Complete step-by-step answer:
The value of magnetic force will be-
${F_m} = Q\left( {\overrightarrow v \times \overrightarrow B } \right)$
As the uniform magnetic field is perpendicular to the direction of motion of the charge. So,
${F_m} = Q\sin {90^ \circ }vB$
$\Rightarrow {F_m} = QvB$
Since the particle makes a circular path having a radius say $R$, the magnetic force will provide a necessary centripetal force. We know the formula for centripetal force is${F_c} = \dfrac{{M{v^2}}}{R}$. Therefore,
$\dfrac{{M{v^2}}}{R} = QvB$
$\Rightarrow R = \dfrac{{Mv}}{{QB}}$
Rearrange the above equation to get the value of $v$ ,
$v = \dfrac{{QBR}}{M}$ .............. $\left( 1 \right)$
As we know that the formula for kinetic energy is,
$K.E = \dfrac{1}{2}M{v^2}$
Putting the value of $v$ from the equation $\left( 1 \right)$ , we will have;
$K.E = \dfrac{1}{2}M{\left( {\dfrac{{QRB}}{M}} \right)^2}$
$\Rightarrow K.E = \dfrac{1}{2}M\dfrac{{{Q^2}{R^2}{B^2}}}{{{M^2}}}$
On further simplifying we get,
$K.E = \dfrac{{{Q^2}{R^2}{B^2}}}{{2M}}$
An electrical potential $V$ was applied to get the charged particle accelerated. The particle applied some velocity due to which it's kinetic energy is $K.E = \dfrac{{{Q^2}{R^2}{B^2}}}{{2M}}$
Now, this kinetic energy should be equal to electrical energy $QV$ where $V$ is the electric potential.
$\therefore K.E = QV$
$\Rightarrow \dfrac{{{Q^2}{R^2}{B^2}}}{{2M}} = QV$
$\Rightarrow {R^2} = \dfrac{{2MV}}{{Q{B^2}}}$
On taking square root both the sides we get,
$\Rightarrow R = \dfrac{1}{B}\sqrt {\dfrac{{2MV}}{Q}}$
Hence, the radius of the circular path in which the charge is moving in terms of potential difference $V$ is $\dfrac{1}{B}\sqrt {\dfrac{{2MV}}{Q}}$ .

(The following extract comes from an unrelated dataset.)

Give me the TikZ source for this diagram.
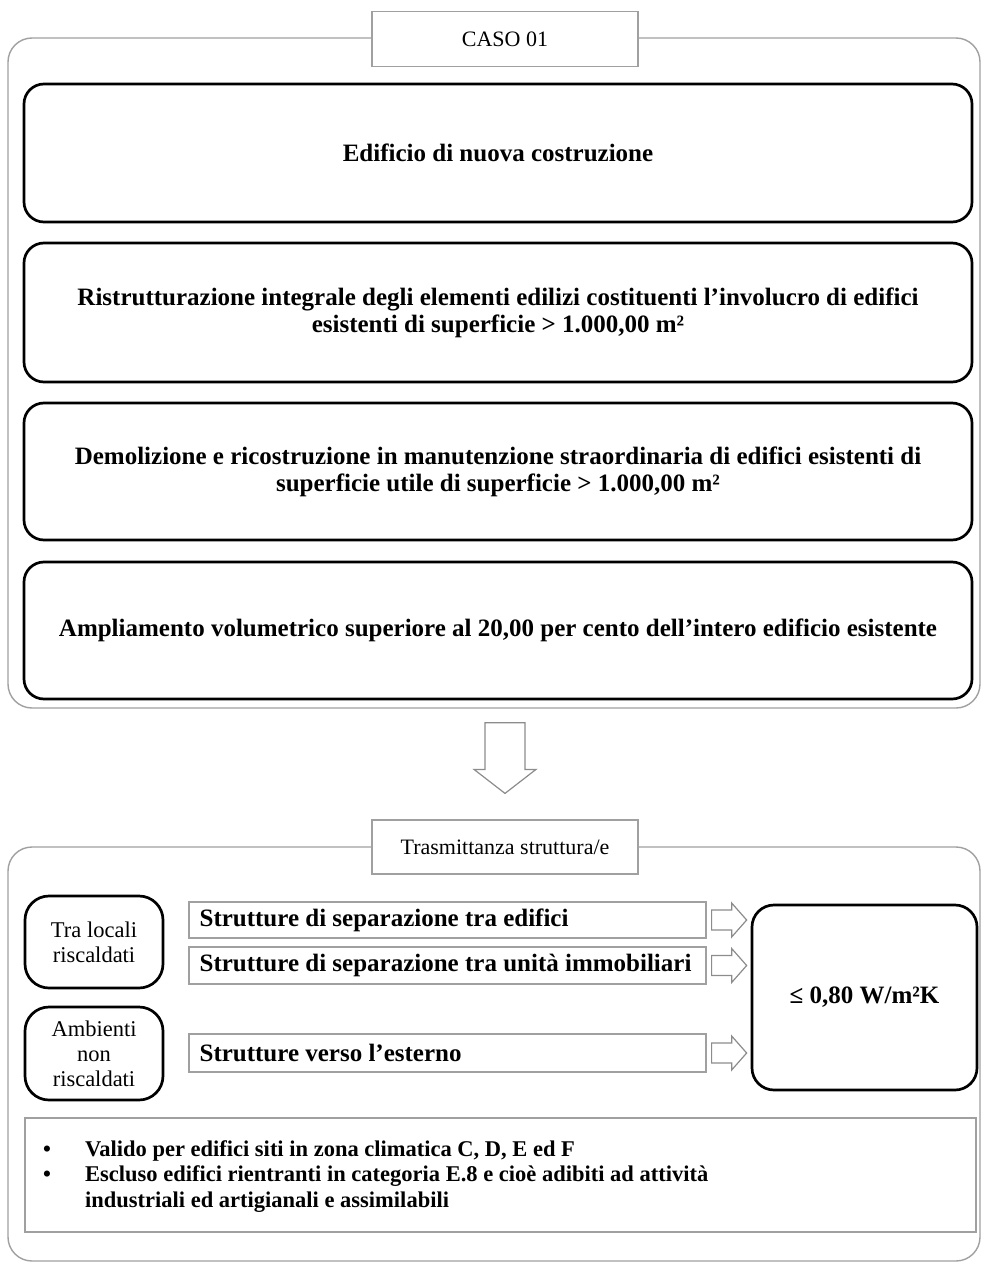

Note: The direction in which the electron starts to move due to the magnetic field can be found using Fleming’s left-hand rule. The index finger refers to the intensity of magnetization, the next finger refers to the direction along which the charged particle is moving. The direction of the thumb indicates the direction along which the charged particle gets bent due to the perpendicular magnetic field.